Thursday, 3 August 2017

Small Wonder

Random Notes

By V Ramnarayan

Siddhartha Jagannath is all of 17 years old, but he has already been a teacher for quite a few years. Born to Indian parents living in the US, he has been home schooled for quite a few years, he appeared for his eleventh grade exams earlier this year. With high scores in physics, maths and US history, he has also completed advanced studies in Sanskrit with distinction. He received the Inlaks fellowship for classical music in 2015.

In addition, he was a research intern at the Foreign Policy Research Institute, Philadelphia in June 2015, writing a paper on the Iranian nuclear deal prior to its signing. He was also a research intern at the South Asian Studies Dept. at the University of Pennsylvania, Philadelphia July 2016. 

Siddhartha has published a transliteration of Subhasitasudhanidhi, a 14th century work. As a student of Sanskrit, Siddhartha actually enjoys such subjects as Panini Vyakarna and Kavya. In addition, he is a volunteer at Chennai's Samskrita Bharati where he teaches spoken Sanskrit and contributes towards the Sanskrit Wikipedia. He has even taught Sanskrit at Prague in the Czech Republic.

He has been Sruti's youngest correspondent for some years now. Most visitors to the Music Academy (and other sabhas) during the music season will be familiar with little Siddhartha and his younger brother Ashok, both dressed in tiny veshtis and sporting tiny kudumis, listening intently to the music on offer, and what's more, critically analysing concerts with the expertise of veteran critics. The children's impish sense of humour and overall pleasant conduct prevent any ideas of precocity or arrogance on their parts.

I first sighted the boys back in 2013 or thereabouts. I saw both of them furiously taking notes during the morning sessions of lec-dems at the Music Academy, often accompanied by their mother Vijaya. I gradually got to know them and won their confidence. The younger brother Ashok was—and continues to be—the naughtier of the two, while Siddhartha was already showing signs of becoming quite the young vidwan. He was soon to start winning competitions and medals. It was a pleasure to sit next to them during the lectures and watch their total concentration. I do not remember how it came about—if it was I who brought up the subject or Vijaya who did—but soon I was making use of the extensive notes Siddhartha was making, by publishing his commentaries on the lec-dems in the Sruti blog.

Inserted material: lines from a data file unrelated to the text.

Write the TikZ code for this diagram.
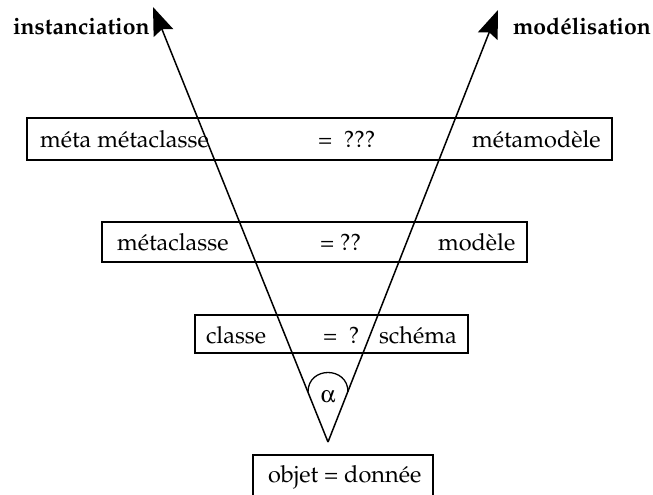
\documentclass[tikz,border=0pt]{standalone}
\usepackage[T1]{fontenc}
\usepackage{mathpazo}
\usepackage[Symbol]{upgreek}
\usetikzlibrary{arrows.meta}

\begin{document}
\begin{tikzpicture}[x=1pt,y=-1pt,
  every node/.style={font=\fontsize{23.5}{28}\selectfont, inner sep=0pt, outer sep=0pt},
  frame/.style={draw, line width=1.4pt},
  txt/.style={anchor=base west},
  heading/.style={anchor=base west, font=\fontsize{23}{27}\selectfont\bfseries},
  axis/.style={line width=1.5pt, -{Stealth[length=28pt,width=21pt,inset=4pt]}},
  angle mark/.style={line width=1.3pt}]
\useasboundingbox (0,0) rectangle (653,495);
\clip (0,0) rectangle (653,495);

% level boxes
\node[frame, minimum width=585pt, minimum height=42pt] (b1) at (319.5,139) {};
\node[frame, minimum width=425pt, minimum height=40pt] (b2) at (314.5,242) {};
\node[frame, minimum width=273pt, minimum height=38pt] (b3) at (331.5,334) {};
\node[frame, minimum width=180pt, minimum height=60pt] (b4) at (343,485) {};

% box texts
\node[txt] (t11) at (40,147) {m\'eta m\'etaclasse};
\node[txt] (t12) at (318,147) {=\ \ ???};
\node[txt] (t13) at (472,147) {m\'etamod\`ele};
\node[txt] (t21) at (117,250) {m\'etaclasse};
\node[txt] (t22) at (320,250) {= ??};
\node[txt] (t23) at (438,250) {mod\`ele};
\node[txt] (t31) at (206,343) {classe};
\node[txt] (t32) at (323,343) {=\ \ ?};
\node[txt] (t33) at (379,343) {sch\'ema};
\node[txt] (t41) at (268,482) {objet = donn\'ee};

% axis labels
\node[heading] (h1) at (13,35) {instanciation};
\node[heading] (h2) at (513,35) {mod\'elisation};

% the V
\coordinate (v) at (328,442);
\coordinate (tl) at (153,7);
\coordinate (tr) at (498,10);
\draw[axis] (v) -- (tl);
\draw[axis] (v) -- (tr);

% angle mark
\coordinate (al) at (308,392);
\coordinate (ar) at (348,392);
\draw[angle mark] (al) .. controls (308,366) and (348,366) .. (ar);
\node (alpha) at (328,397) {$\upalpha$};
\end{tikzpicture}
\end{document}
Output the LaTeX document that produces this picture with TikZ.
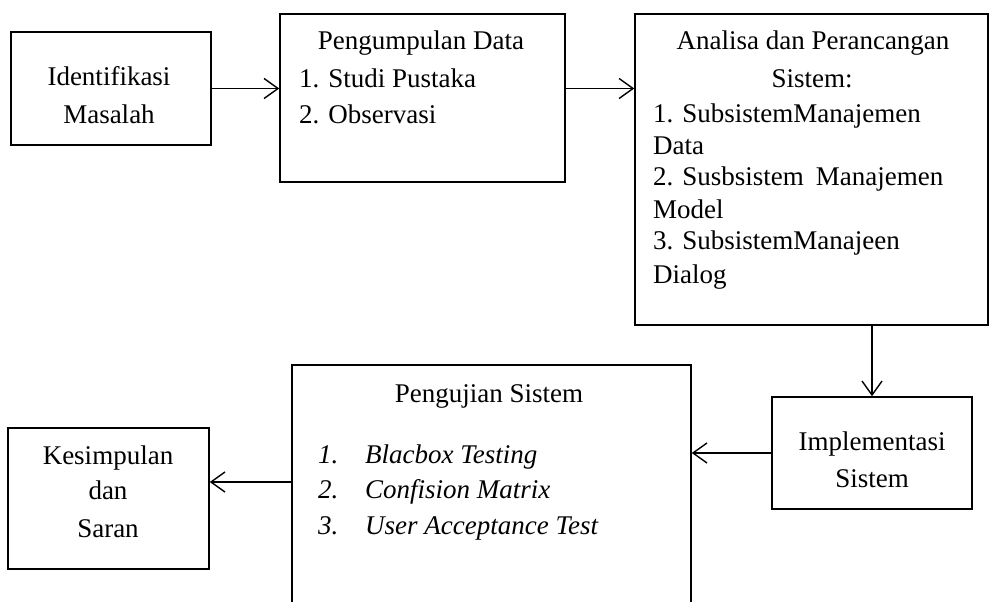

In one of his early blog posts entitled From Tirukodikaval to me, Siddhartha said: 

"My first Margazhi season in Chennai has been very exciting, to say the least. Every activity we did was music related and everywhere we went we heard great music. We stood in line for concert tickets, and spoke to friends and strangers about song lists, rasikas.org reviews, concerts and schedules. I have more old Mama/ Mami friends than my grandma. I have also eaten more cookies and candy in this one month than I have my entire childhood, thanks to all my Mami/ Mama friends at the sabhas. In all this music related activity I ended up with a treasure. I am now the proud owner of a violin once used by Tirukodikaval Krishna Iyer.

"One lecdem I thoroughly enjoyed was T.N. Krishnan mama’s. After hearing all that Krishnan mama had to say about his childhood days and how much he practised to become the great maestro he is today, I became motivated to practise like him so one day I could play the violin like him. I came home completely inspired. I was greeted by my Tirukodikaval Krishna Iyer violin, which made things even sweeter. I could not rest or go to bed. I was so exhilarated that I played my violin till past midnight. Needless to say that was shortlived!" Please visit http://srutimag.blogspot.com to read his posts.

Siddhartha has been learning classical music for a decade or soin Chennai (through Skype) and  Columbus, Ohiofrom a much loved teacher, Trivandrum Seethalakshmi, a disciple of Semmangudi Srinivasier. Siddhartha has won prizes at music competitions held at the Madras Music Academy, the Indian Fine Arts Academy and Mylapore Fine Arts and was selected as one of five voices for the future in a competition co-hosted by Sruti, Music Forum and TAG Centre.

Here I must add that Ashok is just as gifted as his elder brother and a budding violinist. His story must wait for another time.